◆ **Provided material**
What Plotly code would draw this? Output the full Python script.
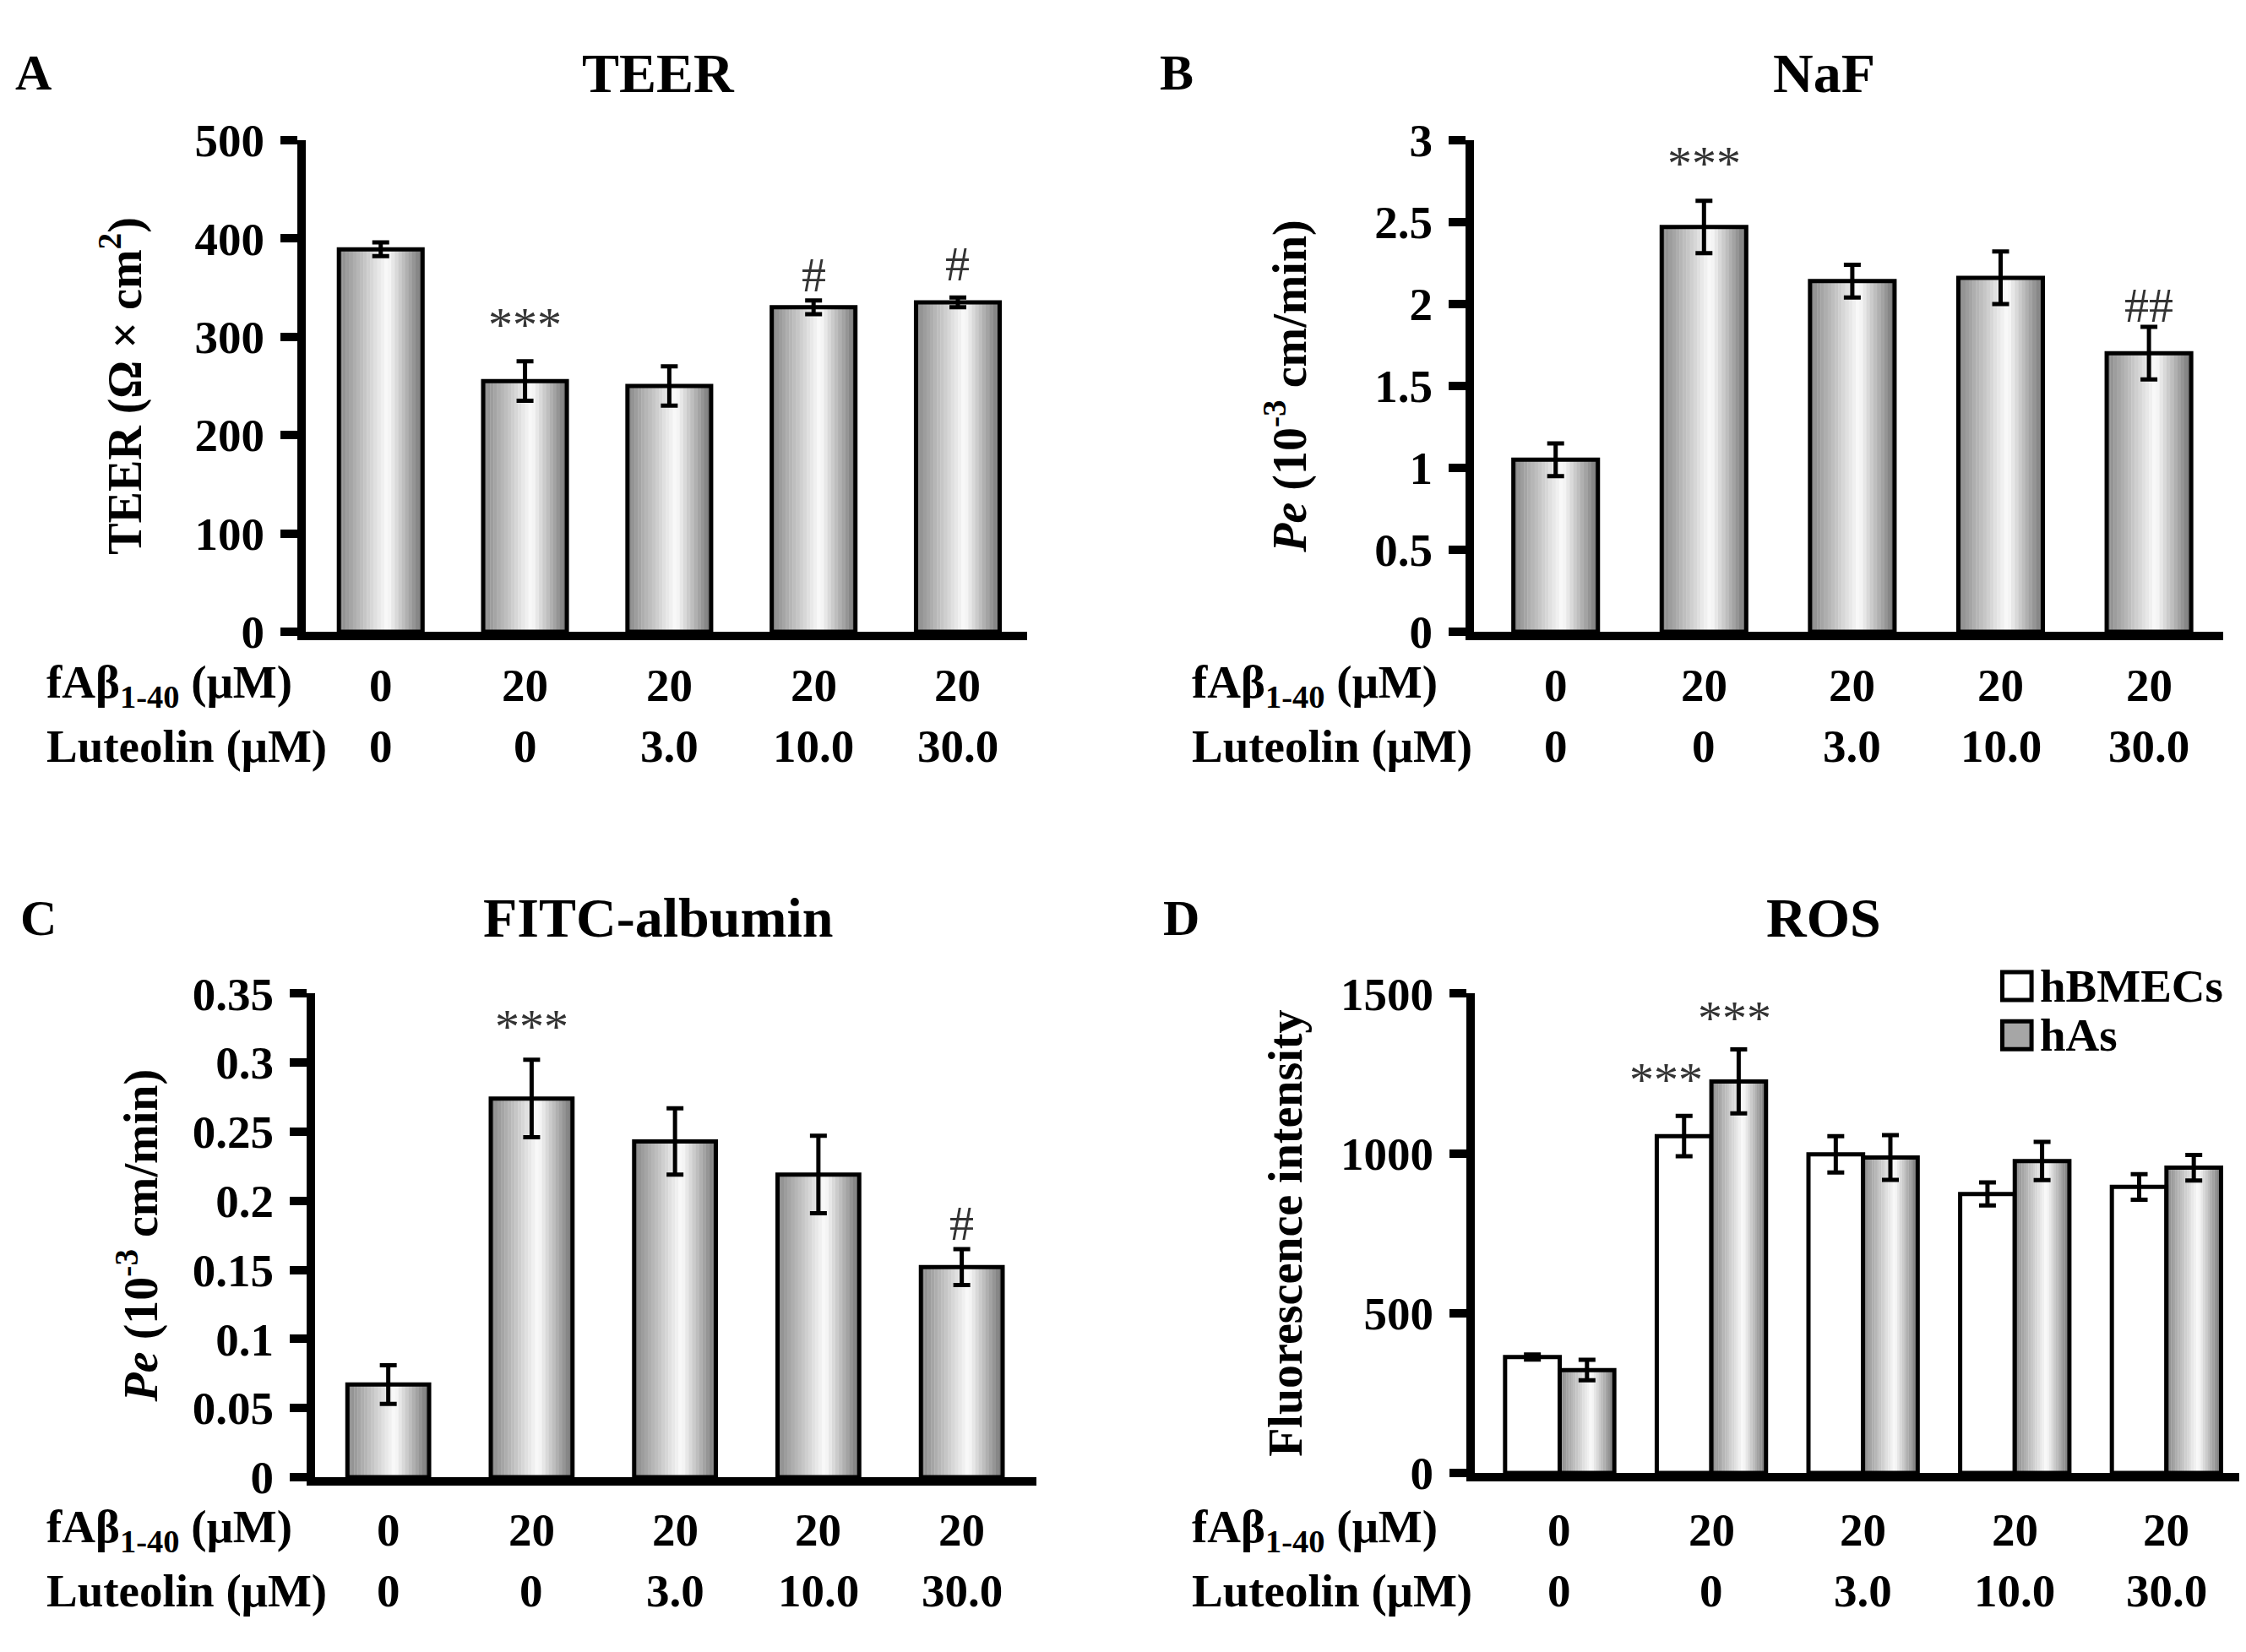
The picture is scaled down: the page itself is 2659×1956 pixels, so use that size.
import plotly.graph_objects as go

# ---- data ----
groups = ["g1", "g2", "g3", "g4", "g5"]
abeta_labels = ["0", "20", "20", "20", "20"]
luteolin_labels = ["0", "0", "3.0", "10.0", "30.0"]

teer = [389, 255, 250, 330, 335]
teer_err = [7, 20, 20, 7, 5]

naf = [1.05, 2.47, 2.14, 2.16, 1.70]
naf_err = [0.10, 0.16, 0.10, 0.16, 0.16]

fitc = [0.067, 0.274, 0.243, 0.219, 0.152]
fitc_err = [0.014, 0.028, 0.024, 0.028, 0.013]

ros_hbmec = [363, 1054, 997, 873, 895]
ros_hbmec_err = [8, 63, 57, 36, 40]
ros_has = [322, 1225, 987, 976, 955]
ros_has_err = [32, 100, 70, 60, 40]

# significance marks: (text, x index, y value)
sig_a = [("***", 1, 312), ("#", 3, 363), ("#", 4, 374)]
sig_b = [("***", 1, 2.86), ("##", 4, 1.99)]
sig_c = [("***", 1, 0.326), ("#", 4, 0.1835)]
sig_d = [("***", 0.70, 1230), ("***", 1.15, 1422)]

FONT = "Liberation Serif"
x_idx = list(range(len(groups)))


def grad_color(t):
    # cylinder-like gray shading: darker edges, white highlight right of centre
    if t < 0.58:
        v = 136 + (252 - 136) * (t / 0.58)
    else:
        v = 252 - (252 - 115) * ((t - 0.58) / 0.42)
    v = int(round(v))
    return f"rgb({v},{v},{v})"


def add_bars(fig, xa, ya, y, err, width, start, fill="gradient", n=24):
    if fill == "gradient":
        for i in range(n):
            fig.add_trace(go.Bar(
                x=x_idx, y=y, xaxis=xa, yaxis=ya,
                width=width / n * 1.08, offset=start + i * width / n,
                marker=dict(color=grad_color((i + 0.5) / n), line=dict(width=0)),
                showlegend=False, hoverinfo="skip"))
    fig.add_trace(go.Bar(
        x=x_idx, y=y, xaxis=xa, yaxis=ya, width=width, offset=start,
        marker=dict(color="rgba(255,255,255,0)" if fill == "gradient" else fill,
                    line=dict(color="black", width=5)),
        error_y=dict(type="data", array=err, color="black", thickness=5, width=10),
        showlegend=False))


fig = go.Figure()
add_bars(fig, "x", "y", teer, teer_err, 0.58, -0.29)
add_bars(fig, "x2", "y2", naf, naf_err, 0.57, -0.285)
add_bars(fig, "x3", "y3", fitc, fitc_err, 0.57, -0.285)
add_bars(fig, "x4", "y4", ros_hbmec, ros_hbmec_err, 0.36, -0.36, fill="white")
add_bars(fig, "x4", "y4", ros_has, ros_has_err, 0.36, 0.0)

tickfont = dict(family=FONT, size=55, color="black", weight="bold")
titlefont = dict(family=FONT, size=56, color="black", weight="bold")


def xax(domain, rng, anchor):
    return dict(domain=domain, range=rng, anchor=anchor, showline=True, linewidth=10,
                linecolor="black", ticks="", showticklabels=False, showgrid=False,
                zeroline=False, fixedrange=True)


def yax(domain, rng, dtick, anchor, title, standoff):
    return dict(domain=domain, range=rng, dtick=dtick, anchor=anchor, showline=True,
                linewidth=10, linecolor="black", ticks="outside", ticklen=20,
                tickwidth=10, tickcolor="black", tickfont=tickfont, showgrid=False,
                zeroline=False, ticklabelstandoff=8,
                title=dict(text=title, font=titlefont, standoff=standoff))


top_dom = [0.6253, 0.9325]
bot_dom = [0.0971, 0.3993]

fig.update_layout(
    width=2659, height=1956,
    margin=dict(l=0, r=0, t=0, b=0),
    paper_bgcolor="white", plot_bgcolor="white",
    barmode="overlay",
    showlegend=False,
    font=dict(family=FONT, color="black"),
    xaxis=xax([0.1331, 0.4543], [-0.52, 4.48], "y"),
    xaxis2=xax([0.6533, 0.9868], [-0.55, 4.5], "y2"),
    xaxis3=xax([0.1373, 0.4584], [-0.51, 4.52], "y3"),
    xaxis4=xax([0.6536, 0.994], [-0.56, 4.48], "y4"),
    yaxis=yax(top_dom, [0, 500], 100, "x", "TEER (Ω × cm<sup>2</sup>)", 49),
    yaxis2=yax(top_dom, [0, 3], 0.5, "x2", "<i>Pe</i> (10<sup>-3</sup> cm/min)", 67),
    yaxis3=yax(bot_dom, [0, 0.35], 0.05, "x3", "<i>Pe</i> (10<sup>-3</sup> cm/min)", 27),
    yaxis4=yax([0.0997, 0.3993], [0, 1500], 500, "x4", "Fluorescence intensity", 31),
)

ann = []
# panel letters and titles
panels = [("A", "TEER", 0.012, 0.290, 0.9745),
          ("B", "NaF", 0.521, 0.809, 0.9745),
          ("C", "FITC-albumin", 0.014, 0.290, 0.4466),
          ("D", "ROS", 0.523, 0.809, 0.4466)]
for letter, title, lx, tx, y in panels:
    ann.append(dict(text=letter, x=lx, y=y, xref="paper", yref="paper", showarrow=False,
                    xanchor="center", yanchor="middle",
                    font=dict(family=FONT, size=60, weight="bold")))
    ann.append(dict(text=title, x=tx, y=y, xref="paper", yref="paper", showarrow=False,
                    xanchor="center", yanchor="middle",
                    font=dict(family=FONT, size=66, weight="bold")))

# two-row condition labels under each panel
rows = [("x", 0.017, 0.592, 0.554), ("x2", 0.527, 0.592, 0.554),
        ("x3", 0.017, 0.0639, 0.0261), ("x4", 0.527, 0.0639, 0.0261)]
for xa, lx, y1, y2 in rows:
    ann.append(dict(text="fAβ<sub>1-40</sub> (μM)", x=lx, y=y1, xref="paper", yref="paper",
                    showarrow=False, xanchor="left", yanchor="middle", font=tickfont))
    ann.append(dict(text="Luteolin (μM)", x=lx, y=y2, xref="paper", yref="paper",
                    showarrow=False, xanchor="left", yanchor="middle", font=tickfont))
    for i in x_idx:
        ann.append(dict(text=abeta_labels[i], x=i, y=y1, xref=xa, yref="paper",
                        showarrow=False, xanchor="center", yanchor="middle", font=tickfont))
        ann.append(dict(text=luteolin_labels[i], x=i, y=y2, xref=xa, yref="paper",
                        showarrow=False, xanchor="center", yanchor="middle", font=tickfont))

# significance marks
for marks, xa, ya in [(sig_a, "x", "y"), (sig_b, "x2", "y2"), (sig_c, "x3", "y3"), (sig_d, "x4", "y4")]:
    for txt, xv, yv in marks:
        ann.append(dict(text=txt, x=xv, y=yv, xref=xa, yref=ya, showarrow=False,
                        xanchor="center", yanchor="middle",
                        font=dict(family=FONT, size=58, color="#333333")))

# legend for panel D
legend_items = [("hBMECs", "white", 0.4039), ("hAs", "#a6a6a6", 0.3732)]
shapes = []
for name, col, yc in legend_items:
    shapes.append(dict(type="rect", xref="paper", yref="paper",
                       x0=0.8885, x1=0.9015, y0=yc - 0.0087, y1=yc + 0.0087,
                       fillcolor=col, line=dict(color="black", width=5)))
    ann.append(dict(text=name, x=0.9045, y=yc, xref="paper", yref="paper", showarrow=False,
                    xanchor="left", yanchor="middle", font=tickfont))

fig.update_layout(annotations=ann, shapes=shapes)

fig.write_html("out.html")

◆ **Given instruction**
Without the images, write out each line of the data verbatim.

◆ **Output of the exercise**
What Plotly code would draw this? Output the full Python script.
The picture is scaled down: the page itself is 2659×1956 pixels, so use that size.
import plotly.graph_objects as go

# ---- data ----
groups = ["g1", "g2", "g3", "g4", "g5"]
abeta_labels = ["0", "20", "20", "20", "20"]
luteolin_labels = ["0", "0", "3.0", "10.0", "30.0"]

teer = [389, 255, 250, 330, 335]
teer_err = [7, 20, 20, 7, 5]

naf = [1.05, 2.47, 2.14, 2.16, 1.70]
naf_err = [0.10, 0.16, 0.10, 0.16, 0.16]

fitc = [0.067, 0.274, 0.243, 0.219, 0.152]
fitc_err = [0.014, 0.028, 0.024, 0.028, 0.013]

ros_hbmec = [363, 1054, 997, 873, 895]
ros_hbmec_err = [8, 63, 57, 36, 40]
ros_has = [322, 1225, 987, 976, 955]
ros_has_err = [32, 100, 70, 60, 40]

# significance marks: (text, x index, y value)
sig_a = [("***", 1, 312), ("#", 3, 363), ("#", 4, 374)]
sig_b = [("***", 1, 2.86), ("##", 4, 1.99)]
sig_c = [("***", 1, 0.326), ("#", 4, 0.1835)]
sig_d = [("***", 0.70, 1230), ("***", 1.15, 1422)]

FONT = "Liberation Serif"
x_idx = list(range(len(groups)))


def grad_color(t):
    # cylinder-like gray shading: darker edges, white highlight right of centre
    if t < 0.58:
        v = 136 + (252 - 136) * (t / 0.58)
    else:
        v = 252 - (252 - 115) * ((t - 0.58) / 0.42)
    v = int(round(v))
    return f"rgb({v},{v},{v})"


def add_bars(fig, xa, ya, y, err, width, start, fill="gradient", n=24):
    if fill == "gradient":
        for i in range(n):
            fig.add_trace(go.Bar(
                x=x_idx, y=y, xaxis=xa, yaxis=ya,
                width=width / n * 1.08, offset=start + i * width / n,
                marker=dict(color=grad_color((i + 0.5) / n), line=dict(width=0)),
                showlegend=False, hoverinfo="skip"))
    fig.add_trace(go.Bar(
        x=x_idx, y=y, xaxis=xa, yaxis=ya, width=width, offset=start,
        marker=dict(color="rgba(255,255,255,0)" if fill == "gradient" else fill,
                    line=dict(color="black", width=5)),
        error_y=dict(type="data", array=err, color="black", thickness=5, width=10),
        showlegend=False))


fig = go.Figure()
add_bars(fig, "x", "y", teer, teer_err, 0.58, -0.29)
add_bars(fig, "x2", "y2", naf, naf_err, 0.57, -0.285)
add_bars(fig, "x3", "y3", fitc, fitc_err, 0.57, -0.285)
add_bars(fig, "x4", "y4", ros_hbmec, ros_hbmec_err, 0.36, -0.36, fill="white")
add_bars(fig, "x4", "y4", ros_has, ros_has_err, 0.36, 0.0)

tickfont = dict(family=FONT, size=55, color="black", weight="bold")
titlefont = dict(family=FONT, size=56, color="black", weight="bold")


def xax(domain, rng, anchor):
    return dict(domain=domain, range=rng, anchor=anchor, showline=True, linewidth=10,
                linecolor="black", ticks="", showticklabels=False, showgrid=False,
                zeroline=False, fixedrange=True)


def yax(domain, rng, dtick, anchor, title, standoff):
    return dict(domain=domain, range=rng, dtick=dtick, anchor=anchor, showline=True,
                linewidth=10, linecolor="black", ticks="outside", ticklen=20,
                tickwidth=10, tickcolor="black", tickfont=tickfont, showgrid=False,
                zeroline=False, ticklabelstandoff=8,
                title=dict(text=title, font=titlefont, standoff=standoff))


top_dom = [0.6253, 0.9325]
bot_dom = [0.0971, 0.3993]

fig.update_layout(
    width=2659, height=1956,
    margin=dict(l=0, r=0, t=0, b=0),
    paper_bgcolor="white", plot_bgcolor="white",
    barmode="overlay",
    showlegend=False,
    font=dict(family=FONT, color="black"),
    xaxis=xax([0.1331, 0.4543], [-0.52, 4.48], "y"),
    xaxis2=xax([0.6533, 0.9868], [-0.55, 4.5], "y2"),
    xaxis3=xax([0.1373, 0.4584], [-0.51, 4.52], "y3"),
    xaxis4=xax([0.6536, 0.994], [-0.56, 4.48], "y4"),
    yaxis=yax(top_dom, [0, 500], 100, "x", "TEER (Ω × cm<sup>2</sup>)", 49),
    yaxis2=yax(top_dom, [0, 3], 0.5, "x2", "<i>Pe</i> (10<sup>-3</sup> cm/min)", 67),
    yaxis3=yax(bot_dom, [0, 0.35], 0.05, "x3", "<i>Pe</i> (10<sup>-3</sup> cm/min)", 27),
    yaxis4=yax([0.0997, 0.3993], [0, 1500], 500, "x4", "Fluorescence intensity", 31),
)

ann = []
# panel letters and titles
panels = [("A", "TEER", 0.012, 0.290, 0.9745),
          ("B", "NaF", 0.521, 0.809, 0.9745),
          ("C", "FITC-albumin", 0.014, 0.290, 0.4466),
          ("D", "ROS", 0.523, 0.809, 0.4466)]
for letter, title, lx, tx, y in panels:
    ann.append(dict(text=letter, x=lx, y=y, xref="paper", yref="paper", showarrow=False,
                    xanchor="center", yanchor="middle",
                    font=dict(family=FONT, size=60, weight="bold")))
    ann.append(dict(text=title, x=tx, y=y, xref="paper", yref="paper", showarrow=False,
                    xanchor="center", yanchor="middle",
                    font=dict(family=FONT, size=66, weight="bold")))

# two-row condition labels under each panel
rows = [("x", 0.017, 0.592, 0.554), ("x2", 0.527, 0.592, 0.554),
        ("x3", 0.017, 0.0639, 0.0261), ("x4", 0.527, 0.0639, 0.0261)]
for xa, lx, y1, y2 in rows:
    ann.append(dict(text="fAβ<sub>1-40</sub> (μM)", x=lx, y=y1, xref="paper", yref="paper",
                    showarrow=False, xanchor="left", yanchor="middle", font=tickfont))
    ann.append(dict(text="Luteolin (μM)", x=lx, y=y2, xref="paper", yref="paper",
                    showarrow=False, xanchor="left", yanchor="middle", font=tickfont))
    for i in x_idx:
        ann.append(dict(text=abeta_labels[i], x=i, y=y1, xref=xa, yref="paper",
                        showarrow=False, xanchor="center", yanchor="middle", font=tickfont))
        ann.append(dict(text=luteolin_labels[i], x=i, y=y2, xref=xa, yref="paper",
                        showarrow=False, xanchor="center", yanchor="middle", font=tickfont))

# significance marks
for marks, xa, ya in [(sig_a, "x", "y"), (sig_b, "x2", "y2"), (sig_c, "x3", "y3"), (sig_d, "x4", "y4")]:
    for txt, xv, yv in marks:
        ann.append(dict(text=txt, x=xv, y=yv, xref=xa, yref=ya, showarrow=False,
                        xanchor="center", yanchor="middle",
                        font=dict(family=FONT, size=58, color="#333333")))

# legend for panel D
legend_items = [("hBMECs", "white", 0.4039), ("hAs", "#a6a6a6", 0.3732)]
shapes = []
for name, col, yc in legend_items:
    shapes.append(dict(type="rect", xref="paper", yref="paper",
                       x0=0.8885, x1=0.9015, y0=yc - 0.0087, y1=yc + 0.0087,
                       fillcolor=col, line=dict(color="black", width=5)))
    ann.append(dict(text=name, x=0.9045, y=yc, xref="paper", yref="paper", showarrow=False,
                    xanchor="left", yanchor="middle", font=tickfont))

fig.update_layout(annotations=ann, shapes=shapes)

fig.write_html("out.html")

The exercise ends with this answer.